Saturday, April 28, 2012

Who would you consider the most heroic in In the Time of the Butterflies, and why?

I think the easy answer is Minerva, who is the most vocal and political of the four sisters.  But, personally, I don't feel she is the most heroic.  She is the most revolutionary, and, in terms of the country's morale, she is certainly a hero, but within the context of the novel (which is fictionalized, you must remember) I think the hero is Maria Teresa.

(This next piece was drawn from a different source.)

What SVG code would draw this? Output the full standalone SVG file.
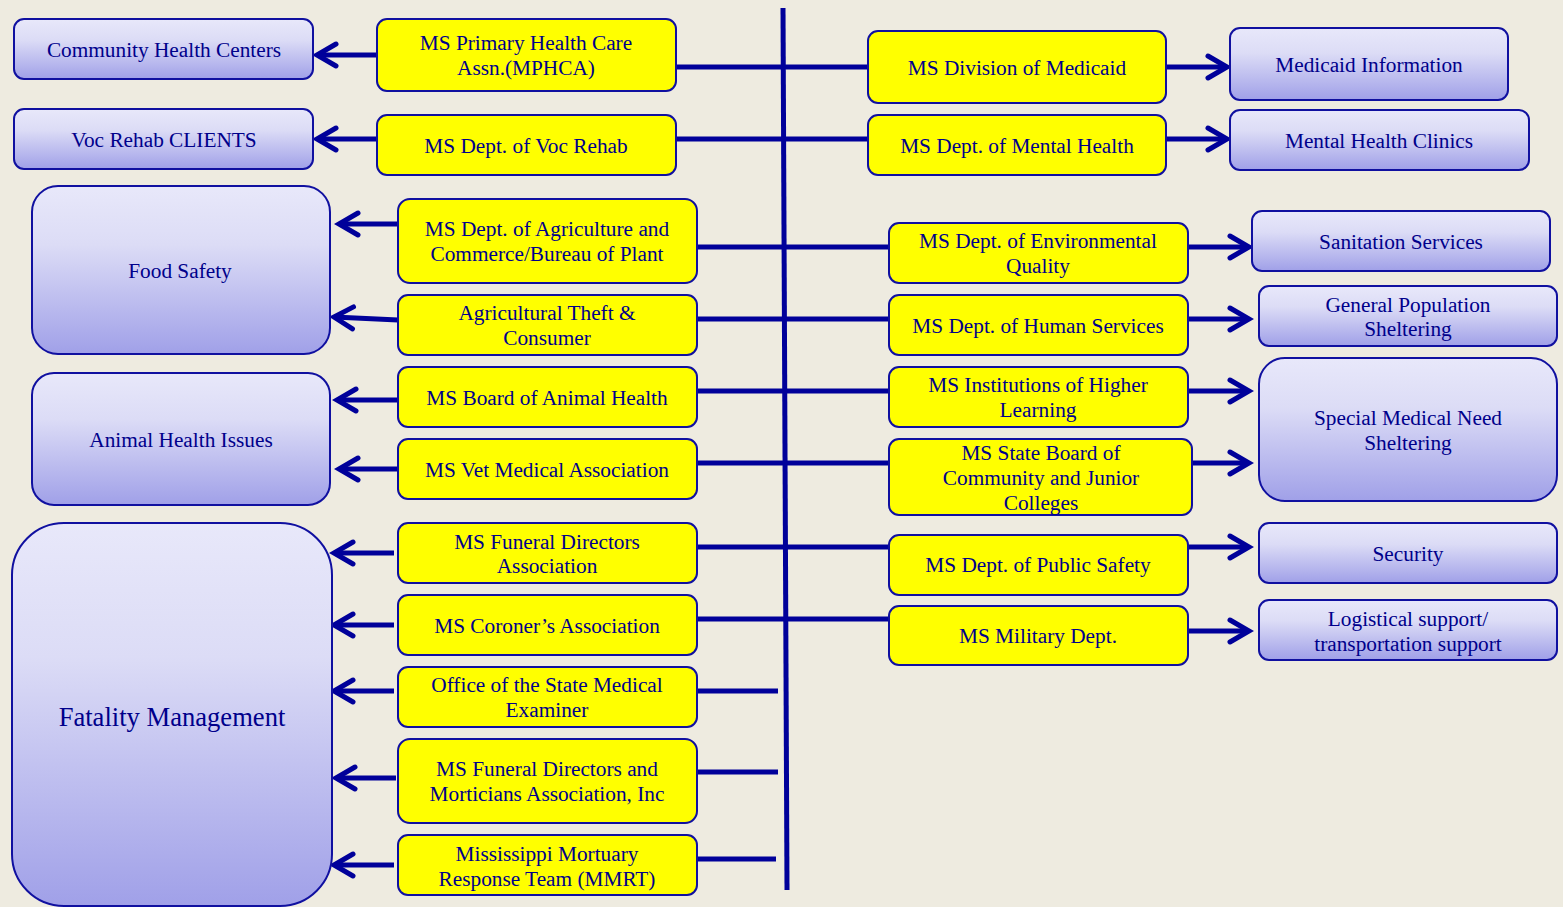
<svg xmlns="http://www.w3.org/2000/svg" width="1563" height="907" viewBox="0 0 1563 907">
<defs>
<linearGradient id="bg" x1="0" y1="0" x2="0" y2="1">
<stop offset="0" stop-color="#E8E8FA"/>
<stop offset="0.35" stop-color="#DCDCF6"/>
<stop offset="1" stop-color="#A0A0E8"/>
</linearGradient>
<marker id="arr" markerUnits="userSpaceOnUse" markerWidth="40" markerHeight="40" viewBox="-30 -20 40 40" refX="0" refY="0" orient="auto" overflow="visible">
<path d="M -19 -11 L 0 0 L -19 11" fill="none" stroke="#00009A" stroke-width="5" stroke-linecap="round" stroke-linejoin="miter"/>
</marker>
</defs>
<style>
.y{fill:#FFFF00;stroke:#1010A0;stroke-width:2}
.b{fill:url(#bg);stroke:#1010A0;stroke-width:2}
text{font-family:"Liberation Serif","Times New Roman",serif;font-size:21.3px;fill:#00008B;text-anchor:middle}
.c line{stroke:#00009A;stroke-width:5}
.c .a{marker-end:url(#arr)}
</style>
<rect width="1563" height="907" fill="#EEEBE0"/>

<g class="c" id="connectors">
<line x1="783" y1="8" x2="787" y2="890"/>
<line x1="676" y1="67" x2="868" y2="67"/>
<line x1="676" y1="139" x2="868" y2="139"/>
<line x1="697" y1="247" x2="889" y2="247"/>
<line x1="697" y1="319" x2="889" y2="319"/>
<line x1="697" y1="391" x2="889" y2="391"/>
<line x1="697" y1="463" x2="889" y2="463"/>
<line x1="697" y1="547" x2="889" y2="547"/>
<line x1="697" y1="619" x2="889" y2="619"/>
<line x1="693" y1="691" x2="778" y2="691"/>
<line x1="693" y1="772" x2="778" y2="772"/>
<line x1="691" y1="859" x2="776" y2="859"/>
<line class="a" x1="377" y1="55" x2="317" y2="55"/>
<line class="a" x1="377" y1="139" x2="317" y2="139"/>
<line class="a" x1="398" y1="224" x2="339" y2="224"/>
<line class="a" x1="398" y1="320" x2="334" y2="317"/>
<line class="a" x1="398" y1="400" x2="337" y2="400"/>
<line class="a" x1="398" y1="469" x2="339" y2="469"/>
<line class="a" x1="394" y1="553" x2="334" y2="553"/>
<line class="a" x1="394" y1="625" x2="334" y2="625"/>
<line class="a" x1="394" y1="691" x2="334" y2="691"/>
<line class="a" x1="396" y1="778" x2="336" y2="778"/>
<line class="a" x1="394" y1="865" x2="334" y2="865"/>
<line class="a" x1="1166" y1="67" x2="1227" y2="67"/>
<line class="a" x1="1166" y1="139" x2="1227" y2="139"/>
<line class="a" x1="1188" y1="247" x2="1249" y2="247"/>
<line class="a" x1="1188" y1="319" x2="1249" y2="319"/>
<line class="a" x1="1188" y1="391" x2="1249" y2="391"/>
<line class="a" x1="1188" y1="463" x2="1249" y2="463"/>
<line class="a" x1="1188" y1="547" x2="1249" y2="547"/>
<line class="a" x1="1188" y1="631" x2="1249" y2="631"/>
</g>

<g id="community-health"><rect class="b" x="14" y="19" width="299" height="60" rx="10"/><text x="164" y="57">Community Health Centers</text></g>
<g id="voc-clients"><rect class="b" x="14" y="109" width="299" height="60" rx="10"/><text x="164" y="147">Voc Rehab CLIENTS</text></g>
<g id="food-safety"><rect class="b" x="32" y="186" width="298" height="168" rx="26"/><text x="180" y="278">Food Safety</text></g>
<g id="animal-health"><rect class="b" x="32" y="373" width="298" height="132" rx="22"/><text x="181" y="447">Animal Health Issues</text></g>
<g id="fatality"><rect class="b" x="12" y="523" width="320" height="383" rx="52"/><text x="172" y="726" style="font-size:26.6px">Fatality Management</text></g>

<g id="mphca"><rect class="y" x="377" y="19" width="299" height="72" rx="10"/><text x="526" y="50">MS Primary Health Care</text><text x="526" y="75">Assn.(MPHCA)</text></g>
<g id="voc-rehab"><rect class="y" x="377" y="115" width="299" height="60" rx="10"/><text x="526" y="153">MS Dept. of Voc Rehab</text></g>
<g id="agriculture"><rect class="y" x="398" y="199" width="299" height="84" rx="12"/><text x="547" y="236">MS Dept. of Agriculture and</text><text x="547" y="261">Commerce/Bureau of Plant</text></g>
<g id="ag-theft"><rect class="y" x="398" y="295" width="299" height="60" rx="10"/><text x="547" y="320">Agricultural Theft &amp;</text><text x="547" y="345">Consumer</text></g>
<g id="animal-board"><rect class="y" x="398" y="367" width="299" height="60" rx="10"/><text x="547" y="405">MS Board of Animal Health</text></g>
<g id="vet"><rect class="y" x="398" y="439" width="299" height="60" rx="10"/><text x="547" y="477">MS Vet Medical Association</text></g>
<g id="funeral"><rect class="y" x="398" y="523" width="299" height="60" rx="10"/><text x="547" y="549">MS Funeral Directors</text><text x="547" y="573">Association</text></g>
<g id="coroner"><rect class="y" x="398" y="595" width="299" height="60" rx="10"/><text x="547" y="633">MS Coroner’s Association</text></g>
<g id="osme"><rect class="y" x="398" y="667" width="299" height="60" rx="10"/><text x="547" y="692">Office of the State Medical</text><text x="547" y="717">Examiner</text></g>
<g id="morticians"><rect class="y" x="398" y="739" width="299" height="84" rx="12"/><text x="547" y="776">MS Funeral Directors and</text><text x="547" y="801">Morticians Association, Inc</text></g>
<g id="mmrt"><rect class="y" x="398" y="835" width="299" height="60" rx="10"/><text x="547" y="861">Mississippi Mortuary</text><text x="547" y="886">Response Team (MMRT)</text></g>

<g id="medicaid"><rect class="y" x="868" y="31" width="298" height="72" rx="10"/><text x="1017" y="75">MS Division of Medicaid</text></g>
<g id="mental"><rect class="y" x="868" y="115" width="298" height="60" rx="10"/><text x="1017" y="153">MS Dept. of Mental Health</text></g>
<g id="environmental"><rect class="y" x="889" y="223" width="299" height="60" rx="10"/><text x="1038" y="248">MS Dept. of Environmental</text><text x="1038" y="273">Quality</text></g>
<g id="human"><rect class="y" x="889" y="295" width="299" height="60" rx="10"/><text x="1038" y="333">MS Dept. of Human Services</text></g>
<g id="higher"><rect class="y" x="889" y="367" width="299" height="60" rx="10"/><text x="1038" y="392">MS Institutions of Higher</text><text x="1038" y="417">Learning</text></g>
<g id="colleges"><rect class="y" x="889" y="439" width="303" height="76" rx="10"/><text x="1041" y="460">MS State Board of</text><text x="1041" y="485">Community and Junior</text><text x="1041" y="510">Colleges</text></g>
<g id="public-safety"><rect class="y" x="889" y="535" width="299" height="60" rx="10"/><text x="1038" y="572">MS Dept. of Public Safety</text></g>
<g id="military"><rect class="y" x="889" y="606" width="299" height="59" rx="10"/><text x="1038" y="643">MS Military Dept.</text></g>

<g id="medicaid-info"><rect class="b" x="1230" y="28" width="278" height="72" rx="10"/><text x="1369" y="72">Medicaid Information</text></g>
<g id="mh-clinics"><rect class="b" x="1230" y="110" width="299" height="60" rx="10"/><text x="1379" y="148">Mental Health Clinics</text></g>
<g id="sanitation"><rect class="b" x="1252" y="211" width="298" height="60" rx="10"/><text x="1401" y="249">Sanitation Services</text></g>
<g id="gen-shelter"><rect class="b" x="1259" y="286" width="298" height="60" rx="10"/><text x="1408" y="312">General Population</text><text x="1408" y="336">Sheltering</text></g>
<g id="special-shelter"><rect class="b" x="1259" y="358" width="298" height="143" rx="26"/><text x="1408" y="425">Special Medical Need</text><text x="1408" y="450">Sheltering</text></g>
<g id="security"><rect class="b" x="1259" y="523" width="298" height="60" rx="10"/><text x="1408" y="561">Security</text></g>
<g id="logistics"><rect class="b" x="1259" y="600" width="298" height="60" rx="10"/><text x="1408" y="626">Logistical support/</text><text x="1408" y="651">transportation support</text></g>
</svg>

Mate (her nickname) is the baby of the family.  She is the most fearful, and the least interested in revolution (after Dede, who is prevented by her own fear and her husband from becoming involved with the underground).  She is not brilliant, like Minerva, she is not a woman of great faith, like Patria; she is actually a rather frivolous person, who likes pretty dresses, and parties, and sweets.  But in prison she shows perhaps the most fortitude of them all, and she suffers the greatest loss -- all without complaining.  She drops a note for the OAS overseer (which she hides in her long braid) which eventually leads to the release of all the women prisoners she's been incarcerated with.


Mate's behavior when she was tortured (by electric shock, which made her lose her baby) was, perhaps, which made me admire her the most of the sisters.  She didn't complain or pity herself, though she had good reason.  After she had been tortured in front of her husband, she would not let the guards help her with her clothes, or help her walk.  This is an example of the quiet defiance she displayed throughout the novel.


The contrast between her and Minerva's somewhat bombastic and slightly selfish revolutionary activities is that Mate performed her acts of heroism out of love.  Minerva, while certainly a sincere revolutionary who had very pure motives, was the cause, it could be argued, of her sisters' deaths.  Minerva didn't have to enlist the help of her sisters in her revolutionary cause.  Though Minerva may have been instrumental in the eventual fall of Trujillo, she also indirectly caused the death of her sisters. 


It depends, of course, on what you consider a hero.  Minerva was certainly a hero of the revolution; Mate was a hero to her family, and to those around her.